HM Prison & Probation Service launched an electronic tagging programme to improve efficiency and increase the usefulness of tagging for police and probation services, but after significant setbacks and delays the failure has cost taxpayers dear.
Tagging allows the police, courts, probation and immigration services to monitor offenders’ locations and compliance with court orders, and act if offenders breach their requirements.
There are three main types of tags: radio frequency tags which monitor whether offenders have remained at home during their curfew period; combined radio frequency and global positioning system (GPS) tags which track offenders’ locations and movements; and alcohol monitoring tags which monitor alcohol concentrations in offenders’ sweat.

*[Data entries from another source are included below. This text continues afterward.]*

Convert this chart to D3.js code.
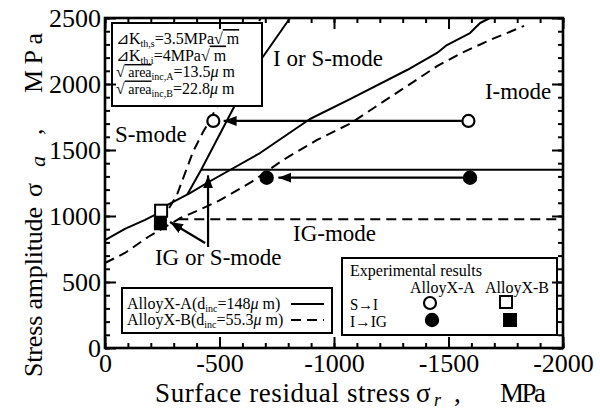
<!DOCTYPE html>
<html><head><meta charset="utf-8">
<script src="https://cdn.jsdelivr.net/npm/d3@7"></script>
<style>
body{margin:0;background:#fff;}
svg{display:block;font-family:"Liberation Serif","Times New Roman",serif;}
</style></head><body>
<svg id="c" width="600" height="409"></svg>
<script>
// ---------- data ----------
const xMajorTicks = [0, -500, -1000, -1500, -2000];
const yMajorTicks = [0, 500, 1000, 1500, 2000, 2500];
const xMinorTicks = d3.range(0, -2001, -100);
const yMinorTicks = d3.range(0, 2501, 100);

// boundary of alloy A (solid), I-mode / IG-mode diagonal
const solidDiagA = [[0,818],[-87,902],[-175,970],[-218,1008],[-271,1083],[-371,1174],[-445,1250],[-677,1477],[-895,1735],[-1070,1886],[-1319,2106],[-1450,2235],[-1493,2295],[-1594,2386],[-1638,2462],[-1681,2500]];
// steep S-mode boundary of alloy A (solid)
const solidSteepA = [[-360,1165],[-420,1350],[-568,1841],[-686,2197],[-808,2500]];
// horizontal IG boundary of alloy A (solid)
const solidHorizA = [[-420,1350],[-2000,1350]];
// boundary of alloy B (dashed), diagonal
const dashDiagB = [[0,644],[-87,720],[-188,841],[-260,915],[-330,985],[-410,1045],[-500,1118],[-640,1258],[-777,1424],[-926,1576],[-1070,1700],[-1245,1900],[-1450,2135],[-1563,2240],[-1681,2333],[-1830,2440]];
// steep S-mode boundary of alloy B (dashed)
const dashSteepB = [[-280,1060],[-314,1159],[-358,1364],[-384,1485],[-428,1636],[-459,1727],[-489,1833],[-560,2100],[-680,2500]];
// horizontal IG boundary of alloy B (dashed)
const dashHorizB = [[-320,975],[-2000,975]];

// experimental results
const openCircles = [[-1587,1720],[-473,1720]];     // Alloy X-A, S->I
const filledCircles = [[-1594,1290],[-706,1290]];   // Alloy X-A, I->IG
const openSquares = [[-245,1040]];                  // Alloy X-B, S->I
const filledSquares = [[-242,945]];                 // Alloy X-B, I->IG

// arrows [from, to] in data units
const arrows = [
  [[-1558,1720],[-518,1720]],
  [[-1563,1290],[-757,1290]],
  [[-450,765],[-450,1308]],
  [[-437,795],[-284,955]]
];

// region labels [text, sigma_r, sigma_a]
const regionLabels = [
  ["I or S-mode", -734, 2136],
  ["I-mode", -1659, 1886],
  ["S-mode", -44, 1561],
  ["IG-mode", -821, 811],
  ["IG or S-mode", -218, 629]
];

// ---------- chart ----------
const svg = d3.select("#c");
const x = d3.scaleLinear().domain([0, -2000]).range([105, 563]);
const y = d3.scaleLinear().domain([0, 2500]).range([348, 18]);

const defs = svg.append("defs");
defs.append("marker").attr("id","ah").attr("markerUnits","userSpaceOnUse")
  .attr("markerWidth",14).attr("markerHeight",12).attr("refX",13).attr("refY",5)
  .attr("orient","auto")
  .append("path").attr("d","M0,0 L13,5 L0,10 Z").attr("fill","#000");

const line = d3.line().x(d => x(d[0])).y(d => y(d[1]));
const plot = svg.append("g");

function drawPath(data, dashed){
  plot.append("path").datum(data).attr("d", line)
    .attr("fill","none").attr("stroke","#000").attr("stroke-width",2)
    .attr("stroke-linejoin","round")
    .attr("stroke-dasharray", dashed ? "10,6" : null);
}
drawPath(solidDiagA,false);
drawPath(solidSteepA,false);
drawPath(solidHorizA,false);
drawPath(dashDiagB,true);
drawPath(dashSteepB,true);
drawPath(dashHorizB,true);

// arrows
plot.selectAll(".arr").data(arrows).enter().append("line")
  .attr("x1",d=>x(d[0][0])).attr("y1",d=>y(d[0][1]))
  .attr("x2",d=>x(d[1][0])).attr("y2",d=>y(d[1][1]))
  .attr("stroke","#000").attr("stroke-width",2.2).attr("marker-end","url(#ah)");

// markers
plot.selectAll(".oc").data(openCircles).enter().append("circle")
  .attr("cx",d=>x(d[0])).attr("cy",d=>y(d[1])).attr("r",6)
  .attr("fill","#fff").attr("stroke","#000").attr("stroke-width",2.2);
plot.selectAll(".fc").data(filledCircles).enter().append("circle")
  .attr("cx",d=>x(d[0])).attr("cy",d=>y(d[1])).attr("r",7.2).attr("fill","#000");
plot.selectAll(".os").data(openSquares).enter().append("rect")
  .attr("x",d=>x(d[0])-6).attr("y",d=>y(d[1])-6).attr("width",12).attr("height",12)
  .attr("fill","#fff").attr("stroke","#000").attr("stroke-width",2);
plot.selectAll(".fs").data(filledSquares).enter().append("rect")
  .attr("x",d=>x(d[0])-6.5).attr("y",d=>y(d[1])-7).attr("width",13).attr("height",14)
  .attr("fill","#000");

// region labels
plot.selectAll(".rl").data(regionLabels).enter().append("text")
  .attr("x",d=>x(d[1])).attr("y",d=>y(d[2]))
  .attr("font-size",23).text(d=>d[0]);

// ---------- legend 1 (parameters) ----------
const L1 = svg.append("g");
L1.append("rect").attr("x",112).attr("y",23).attr("width",150).attr("height",83)
  .attr("fill","#fff").attr("stroke","#000").attr("stroke-width",2);
const l1rows = [
  {pre:"⊿K", sub:"th,s", mid:"=3.5MPa", root:"√", ov:" m"},
  {pre:"⊿K", sub:"th,i", mid:"=4MPa", root:"√", ov:" m"},
  {pre:"", root:"√", ov:" area", sub:"inc,A", mid:"=13.5", mu:true},
  {pre:"", root:"√", ov:" area", sub:"inc,B", mid:"=22.8", mu:true}
];
l1rows.forEach((r,i) => {
  const t = L1.append("text").attr("x",116).attr("y",44 + i*16.5).attr("font-size",16);
  if (i < 2) {
    t.append("tspan").text(r.pre);
    t.append("tspan").attr("font-size",10).attr("dy",3).text(r.sub);
    t.append("tspan").attr("dy",-3).text(r.mid);
    t.append("tspan").text(r.root);
    t.append("tspan").attr("text-decoration","overline").text(r.ov);
  } else {
    t.append("tspan").text(r.root);
    t.append("tspan").attr("font-size",14).attr("text-decoration","overline").text(r.ov);
    t.append("tspan").attr("font-size",10).attr("dy",3).text(r.sub);
    t.append("tspan").attr("dy",-3).text(r.mid);
    t.append("tspan").attr("font-style","italic").text("μ");
    t.append("tspan").text(" m");
  }
});

// ---------- legend 2 (alloys) ----------
const L2 = svg.append("g");
L2.append("rect").attr("x",122).attr("y",288).attr("width",210).attr("height",45)
  .attr("fill","#fff").attr("stroke","#000").attr("stroke-width",2);
const alloys = [["AlloyX-A(d","inc","=148","false"],["AlloyX-B(d","inc","=55.3","true"]];
alloys.forEach((a,i) => {
  const t = L2.append("text").attr("x",127).attr("y",309 + i*16).attr("font-size",16);
  t.append("tspan").text(a[0]);
  t.append("tspan").attr("font-size",10).attr("dy",3).text(a[1]);
  t.append("tspan").attr("dy",-3).text(a[2]);
  t.append("tspan").attr("font-style","italic").text("μ");
  t.append("tspan").text(" m)");
  L2.append("line").attr("x1",291).attr("x2",324).attr("y1",304 + i*16).attr("y2",304 + i*16)
    .attr("stroke","#000").attr("stroke-width",2)
    .attr("stroke-dasharray", a[3]==="true" ? "10,6" : null);
});

// ---------- legend 3 (experimental results) ----------
const L3 = svg.append("g");
L3.append("rect").attr("x",342).attr("y",258).attr("width",215).attr("height",77)
  .attr("fill","#fff").attr("stroke","#000").attr("stroke-width",2);
L3.append("text").attr("x",350).attr("y",276).attr("font-size",16).text("Experimental results");
L3.append("text").attr("x",410).attr("y",293).attr("font-size",16).text("AlloyX-A");
L3.append("text").attr("x",485).attr("y",293).attr("font-size",16).text("AlloyX-B");
L3.append("text").attr("x",350).attr("y",310).attr("font-size",16).attr("textLength",28).attr("lengthAdjust","spacingAndGlyphs").text("S→I");
L3.append("text").attr("x",350).attr("y",327).attr("font-size",16).attr("textLength",37).attr("lengthAdjust","spacingAndGlyphs").text("I→IG");
L3.append("circle").attr("cx",430).attr("cy",303).attr("r",6).attr("fill","#fff")
  .attr("stroke","#000").attr("stroke-width",2.2);
L3.append("circle").attr("cx",432).attr("cy",320).attr("r",7.2).attr("fill","#000");
L3.append("rect").attr("x",500).attr("y",296).attr("width",12).attr("height",12)
  .attr("fill","#fff").attr("stroke","#000").attr("stroke-width",2);
L3.append("rect").attr("x",503).attr("y",313).attr("width",14).attr("height",14).attr("fill","#000");

// ---------- axes ----------
function styleAxis(g){
  g.select(".domain").remove();
  g.selectAll(".tick line").attr("stroke","#000").attr("stroke-width",2);
  g.selectAll(".tick text").attr("font-family","Liberation Serif, serif").attr("font-size",26).attr("fill","#000");
}
const fmt = d => String(d);
svg.append("g").attr("transform","translate(0,348)")
  .call(d3.axisBottom(x).tickValues(xMinorTicks).tickSizeInner(-5).tickSizeOuter(0).tickFormat(""))
  .call(styleAxis);
svg.append("g").attr("transform","translate(0,348)")
  .call(d3.axisBottom(x).tickValues(xMajorTicks).tickSizeInner(-11).tickSizeOuter(0).tickPadding(6).tickFormat(fmt))
  .call(styleAxis);
svg.append("g").attr("transform","translate(0,18)")
  .call(d3.axisTop(x).tickValues(xMinorTicks).tickSizeInner(-5).tickSizeOuter(0).tickFormat(""))
  .call(styleAxis);
svg.append("g").attr("transform","translate(0,18)")
  .call(d3.axisTop(x).tickValues(xMajorTicks).tickSizeInner(-11).tickSizeOuter(0).tickFormat(""))
  .call(styleAxis);
svg.append("g").attr("transform","translate(105,0)")
  .call(d3.axisLeft(y).tickValues(yMinorTicks).tickSizeInner(-5).tickSizeOuter(0).tickFormat(""))
  .call(styleAxis);
svg.append("g").attr("transform","translate(105,0)")
  .call(d3.axisLeft(y).tickValues(yMajorTicks).tickSizeInner(-11).tickSizeOuter(0).tickPadding(4).tickFormat(fmt))
  .call(styleAxis);
svg.append("g").attr("transform","translate(563,0)")
  .call(d3.axisRight(y).tickValues(yMinorTicks).tickSizeInner(-5).tickSizeOuter(0).tickFormat(""))
  .call(styleAxis);
svg.append("g").attr("transform","translate(563,0)")
  .call(d3.axisRight(y).tickValues(yMajorTicks).tickSizeInner(-11).tickSizeOuter(0).tickFormat(""))
  .call(styleAxis);

svg.append("rect").attr("x",105).attr("y",18).attr("width",458).attr("height",330)
  .attr("fill","none").attr("stroke","#000").attr("stroke-width",2.6);

// axis titles (pieces placed with the loose spacing of the original)
const xtg = svg.append("g").attr("font-size",27);
xtg.append("text").attr("x",155).attr("y",402).attr("textLength",255).attr("lengthAdjust","spacing").text("Surface residual stress");
xtg.append("text").attr("x",416).attr("y",402).text("σ");
xtg.append("text").attr("x",434).attr("y",406).attr("font-size",18).attr("font-style","italic").text("r");
xtg.append("text").attr("x",454).attr("y",402).text(",");
xtg.append("text").attr("x",500).attr("y",402).attr("textLength",46).attr("lengthAdjust","spacing").text("MPa");

const ytg = svg.append("g").attr("transform","translate(42,377) rotate(-90)").attr("font-size",26);
ytg.append("text").attr("x",0).attr("y",0).attr("textLength",170).attr("lengthAdjust","spacing").text("Stress amplitude");
ytg.append("text").attr("x",180).attr("y",0).text("σ");
ytg.append("text").attr("x",210).attr("y",3).attr("font-size",22).attr("font-style","italic").text("a");
ytg.append("text").attr("x",242).attr("y",0).text(",");
ytg.append("text").attr("x",284).attr("y",0).attr("textLength",60).attr("lengthAdjust","spacing").text("MPa");
</script>
</body></html>
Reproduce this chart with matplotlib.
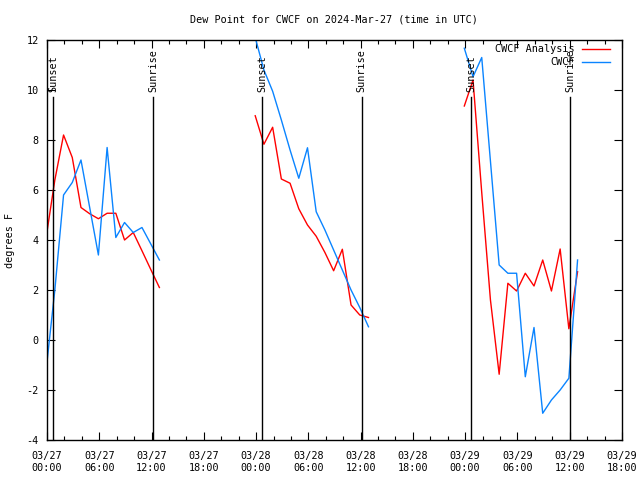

HMPPS, an executive agency of the Ministry, is responsible for tagging. It delivers the service through four suppliers, including Capita which runs the live service and G4S which supplies tags. As at March 2022, around 15,300 people were tagged.
Its high-risk and over-complicated delivery model, poor oversight of suppliers, overambitious timetable and light-touch scrutiny from the Ministry of Justice all contributed to its failure to introduce a new case management system, which underpinned the intended benefits and transformation.
These avoidable mistakes wasted £98 million of taxpayers’ money and left the tagging service reliant on legacy systems that needed urgent remedial action, costing a further £9.8 million.
In 2006, the Public Accounts Committee found that there was insufficient evidence available to determine whether tagging helped to reduce re-offending or promote rehabilitation.
Despite this, HMPPS expects to monitor an additional 10,000 offenders over the next few years, bringing the number of people who are tagged to around 25,000 offenders and those on bail restrictions.
It is delivering projects to expand the service to new types of offenders while undertaking a major re-procurement of contracts to deliver the service, with the new contracts expected to be in place by January 2024. It expects to spend £1.2 billion from 2021–22 to 2030–31, including £55 million for the re-procurement, £232 million for expansion projects and £808 million for the live service.